"""

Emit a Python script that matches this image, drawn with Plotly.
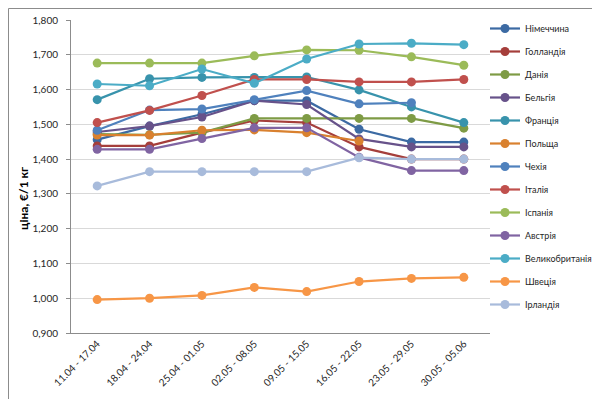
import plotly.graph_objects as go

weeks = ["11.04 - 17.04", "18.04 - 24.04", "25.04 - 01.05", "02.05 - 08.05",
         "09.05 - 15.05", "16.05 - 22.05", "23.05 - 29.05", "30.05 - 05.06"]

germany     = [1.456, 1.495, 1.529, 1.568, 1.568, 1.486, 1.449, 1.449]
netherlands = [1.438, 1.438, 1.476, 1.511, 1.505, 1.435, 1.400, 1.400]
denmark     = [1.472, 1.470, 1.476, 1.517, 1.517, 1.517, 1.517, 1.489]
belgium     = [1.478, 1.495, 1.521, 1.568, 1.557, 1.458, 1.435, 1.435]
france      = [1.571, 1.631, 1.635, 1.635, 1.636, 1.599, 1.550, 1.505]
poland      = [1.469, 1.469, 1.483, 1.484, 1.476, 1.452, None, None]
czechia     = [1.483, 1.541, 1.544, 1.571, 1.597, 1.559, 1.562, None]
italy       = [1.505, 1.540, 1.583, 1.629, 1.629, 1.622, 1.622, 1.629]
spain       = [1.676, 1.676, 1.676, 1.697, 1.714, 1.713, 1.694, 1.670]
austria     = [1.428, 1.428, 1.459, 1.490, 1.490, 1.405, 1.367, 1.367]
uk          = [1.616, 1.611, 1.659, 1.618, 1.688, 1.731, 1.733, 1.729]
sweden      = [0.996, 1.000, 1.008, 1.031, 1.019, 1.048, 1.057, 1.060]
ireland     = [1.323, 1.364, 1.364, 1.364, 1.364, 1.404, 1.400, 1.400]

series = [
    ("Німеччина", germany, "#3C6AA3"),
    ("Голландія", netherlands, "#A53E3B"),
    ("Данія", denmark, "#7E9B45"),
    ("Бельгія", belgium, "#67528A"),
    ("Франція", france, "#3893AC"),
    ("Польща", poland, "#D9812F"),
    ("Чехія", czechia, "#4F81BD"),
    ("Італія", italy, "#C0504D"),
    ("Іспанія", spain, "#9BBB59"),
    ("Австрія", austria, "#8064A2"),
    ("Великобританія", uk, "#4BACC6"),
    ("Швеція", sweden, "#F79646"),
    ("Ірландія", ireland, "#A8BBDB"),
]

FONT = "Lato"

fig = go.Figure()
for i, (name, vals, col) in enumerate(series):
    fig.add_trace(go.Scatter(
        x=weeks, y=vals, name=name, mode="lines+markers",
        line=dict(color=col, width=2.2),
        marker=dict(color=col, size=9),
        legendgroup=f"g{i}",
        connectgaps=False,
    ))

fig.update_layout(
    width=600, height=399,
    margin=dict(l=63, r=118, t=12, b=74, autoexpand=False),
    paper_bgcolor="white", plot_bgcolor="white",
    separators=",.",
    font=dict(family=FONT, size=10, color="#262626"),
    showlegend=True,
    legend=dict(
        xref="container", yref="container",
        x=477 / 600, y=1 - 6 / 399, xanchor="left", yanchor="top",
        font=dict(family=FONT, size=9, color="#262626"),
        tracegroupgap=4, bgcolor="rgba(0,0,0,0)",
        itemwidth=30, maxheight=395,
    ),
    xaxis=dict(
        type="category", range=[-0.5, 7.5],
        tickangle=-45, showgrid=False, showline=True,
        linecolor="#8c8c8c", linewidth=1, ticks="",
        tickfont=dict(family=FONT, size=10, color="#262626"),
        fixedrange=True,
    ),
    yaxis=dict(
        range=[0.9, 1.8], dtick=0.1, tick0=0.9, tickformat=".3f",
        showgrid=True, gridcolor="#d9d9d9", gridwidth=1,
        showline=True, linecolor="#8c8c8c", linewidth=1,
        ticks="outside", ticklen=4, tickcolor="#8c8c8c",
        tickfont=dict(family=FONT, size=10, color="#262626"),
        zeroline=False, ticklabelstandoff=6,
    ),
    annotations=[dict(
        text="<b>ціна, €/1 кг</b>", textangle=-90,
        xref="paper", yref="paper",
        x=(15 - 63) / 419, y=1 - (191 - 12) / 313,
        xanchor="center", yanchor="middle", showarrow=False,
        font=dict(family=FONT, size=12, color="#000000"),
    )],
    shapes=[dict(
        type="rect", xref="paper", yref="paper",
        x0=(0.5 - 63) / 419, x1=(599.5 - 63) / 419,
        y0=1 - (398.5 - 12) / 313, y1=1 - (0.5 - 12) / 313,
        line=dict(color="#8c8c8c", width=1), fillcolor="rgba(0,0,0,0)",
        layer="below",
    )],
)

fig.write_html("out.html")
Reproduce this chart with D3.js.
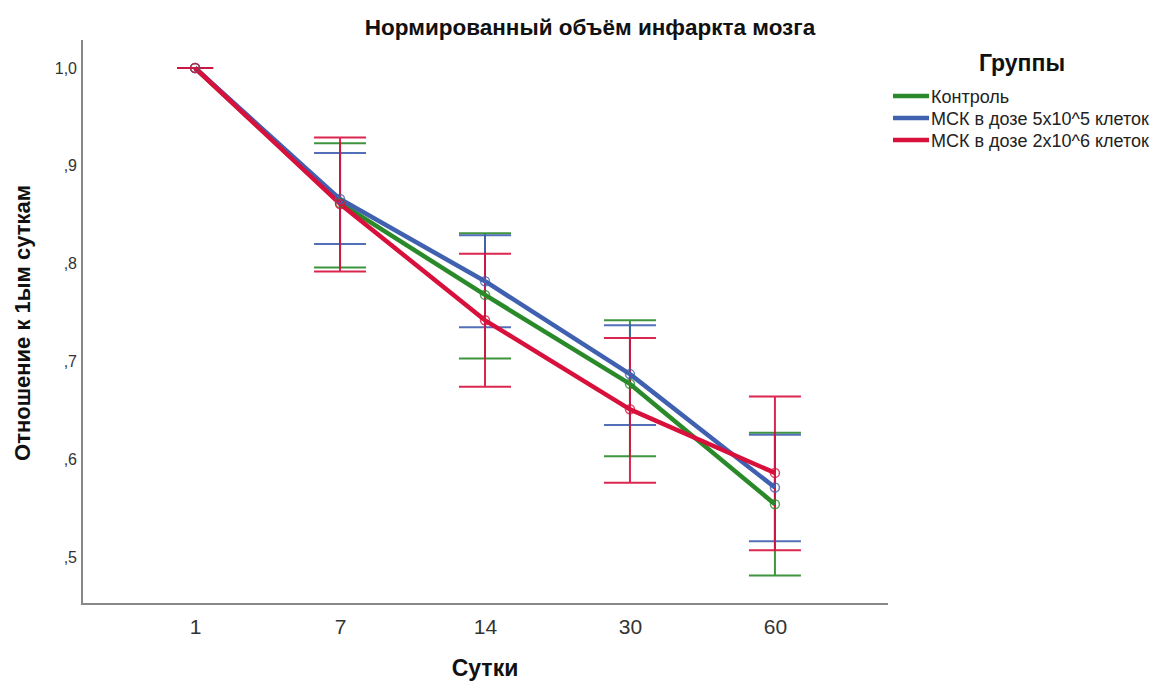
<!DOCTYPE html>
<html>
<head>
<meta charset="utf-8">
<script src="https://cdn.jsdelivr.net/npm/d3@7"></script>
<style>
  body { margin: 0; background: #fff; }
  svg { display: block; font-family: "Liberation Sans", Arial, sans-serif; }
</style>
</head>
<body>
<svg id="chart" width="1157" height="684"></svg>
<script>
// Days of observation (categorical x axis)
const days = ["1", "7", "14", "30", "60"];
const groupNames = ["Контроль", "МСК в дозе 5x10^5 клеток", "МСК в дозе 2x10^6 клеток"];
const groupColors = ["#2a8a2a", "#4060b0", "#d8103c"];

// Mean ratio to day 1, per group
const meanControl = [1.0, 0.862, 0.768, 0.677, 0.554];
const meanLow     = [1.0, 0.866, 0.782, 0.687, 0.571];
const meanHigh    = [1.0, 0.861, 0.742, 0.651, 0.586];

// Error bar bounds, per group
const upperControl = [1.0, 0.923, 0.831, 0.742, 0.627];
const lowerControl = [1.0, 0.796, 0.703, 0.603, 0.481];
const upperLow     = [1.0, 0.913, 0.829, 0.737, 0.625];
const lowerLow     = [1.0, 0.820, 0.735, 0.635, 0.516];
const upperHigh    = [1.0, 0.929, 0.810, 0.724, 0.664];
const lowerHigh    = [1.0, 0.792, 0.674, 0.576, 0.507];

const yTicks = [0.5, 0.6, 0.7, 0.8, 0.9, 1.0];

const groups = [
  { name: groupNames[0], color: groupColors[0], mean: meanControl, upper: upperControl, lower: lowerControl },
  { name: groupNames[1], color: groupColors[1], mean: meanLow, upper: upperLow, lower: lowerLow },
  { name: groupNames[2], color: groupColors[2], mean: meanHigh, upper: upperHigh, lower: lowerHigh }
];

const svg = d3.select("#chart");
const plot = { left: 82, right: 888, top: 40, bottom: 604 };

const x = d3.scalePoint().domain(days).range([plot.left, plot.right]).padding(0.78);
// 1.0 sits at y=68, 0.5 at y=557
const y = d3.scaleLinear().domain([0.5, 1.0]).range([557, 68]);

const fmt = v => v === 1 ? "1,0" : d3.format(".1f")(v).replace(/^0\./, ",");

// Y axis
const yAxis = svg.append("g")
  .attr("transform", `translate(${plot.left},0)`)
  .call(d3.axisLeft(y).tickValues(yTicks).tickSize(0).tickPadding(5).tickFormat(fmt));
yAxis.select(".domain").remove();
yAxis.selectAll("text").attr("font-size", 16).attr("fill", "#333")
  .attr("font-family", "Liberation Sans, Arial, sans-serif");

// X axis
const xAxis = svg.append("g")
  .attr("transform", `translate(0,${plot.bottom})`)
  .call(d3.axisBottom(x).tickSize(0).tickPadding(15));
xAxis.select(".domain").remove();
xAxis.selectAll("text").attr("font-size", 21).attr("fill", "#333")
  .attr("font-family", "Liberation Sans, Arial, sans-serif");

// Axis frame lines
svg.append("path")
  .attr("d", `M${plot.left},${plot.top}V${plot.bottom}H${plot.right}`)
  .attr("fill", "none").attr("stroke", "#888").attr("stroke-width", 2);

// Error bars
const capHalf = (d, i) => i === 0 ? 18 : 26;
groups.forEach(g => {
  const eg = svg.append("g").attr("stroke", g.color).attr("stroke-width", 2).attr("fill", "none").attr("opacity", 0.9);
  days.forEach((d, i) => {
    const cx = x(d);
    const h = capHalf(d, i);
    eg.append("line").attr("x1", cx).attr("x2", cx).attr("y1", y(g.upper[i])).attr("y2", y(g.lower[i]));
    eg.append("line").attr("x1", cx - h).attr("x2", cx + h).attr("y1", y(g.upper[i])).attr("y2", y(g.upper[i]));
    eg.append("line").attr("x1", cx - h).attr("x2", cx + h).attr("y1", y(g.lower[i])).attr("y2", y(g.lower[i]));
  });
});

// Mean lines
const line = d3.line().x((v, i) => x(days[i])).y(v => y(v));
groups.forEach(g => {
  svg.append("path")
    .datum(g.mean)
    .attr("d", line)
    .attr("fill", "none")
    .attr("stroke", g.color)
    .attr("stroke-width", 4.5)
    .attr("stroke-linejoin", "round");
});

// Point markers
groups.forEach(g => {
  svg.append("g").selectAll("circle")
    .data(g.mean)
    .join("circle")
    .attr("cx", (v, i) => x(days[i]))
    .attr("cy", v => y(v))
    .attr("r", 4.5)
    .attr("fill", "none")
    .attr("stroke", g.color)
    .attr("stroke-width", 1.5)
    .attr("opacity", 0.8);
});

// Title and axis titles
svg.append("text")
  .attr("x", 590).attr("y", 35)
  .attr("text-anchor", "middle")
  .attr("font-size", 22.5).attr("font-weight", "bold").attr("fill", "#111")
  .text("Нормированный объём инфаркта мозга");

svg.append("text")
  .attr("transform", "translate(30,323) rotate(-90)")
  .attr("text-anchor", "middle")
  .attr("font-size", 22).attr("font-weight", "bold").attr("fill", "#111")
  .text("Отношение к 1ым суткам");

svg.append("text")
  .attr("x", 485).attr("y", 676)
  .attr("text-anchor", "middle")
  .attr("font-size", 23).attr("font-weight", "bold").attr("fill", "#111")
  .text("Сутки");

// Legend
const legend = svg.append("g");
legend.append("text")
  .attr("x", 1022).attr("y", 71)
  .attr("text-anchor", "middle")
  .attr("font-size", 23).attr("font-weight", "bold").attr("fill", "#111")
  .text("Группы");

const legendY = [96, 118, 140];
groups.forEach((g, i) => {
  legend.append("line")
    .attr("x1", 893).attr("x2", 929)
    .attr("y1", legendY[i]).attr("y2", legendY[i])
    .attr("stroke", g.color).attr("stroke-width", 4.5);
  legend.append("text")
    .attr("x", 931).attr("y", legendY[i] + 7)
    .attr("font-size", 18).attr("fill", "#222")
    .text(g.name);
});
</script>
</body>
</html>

"""

# TASK BRIEF
Transcribe, exactly as written, the lines starting at the one with "Reproduce this chart with D3.js." and ending at the one with "0.742, 0.651, 0.586];", and nothing more. Pictures are not part of the copy.

# THE COMPLETED TASK
Reproduce this chart with D3.js.
<!DOCTYPE html>
<html>
<head>
<meta charset="utf-8">
<script src="https://cdn.jsdelivr.net/npm/d3@7"></script>
<style>
  body { margin: 0; background: #fff; }
  svg { display: block; font-family: "Liberation Sans", Arial, sans-serif; }
</style>
</head>
<body>
<svg id="chart" width="1157" height="684"></svg>
<script>
// Days of observation (categorical x axis)
const days = ["1", "7", "14", "30", "60"];
const groupNames = ["Контроль", "МСК в дозе 5x10^5 клеток", "МСК в дозе 2x10^6 клеток"];
const groupColors = ["#2a8a2a", "#4060b0", "#d8103c"];

// Mean ratio to day 1, per group
const meanControl = [1.0, 0.862, 0.768, 0.677, 0.554];
const meanLow     = [1.0, 0.866, 0.782, 0.687, 0.571];
const meanHigh    = [1.0, 0.861, 0.742, 0.651, 0.586];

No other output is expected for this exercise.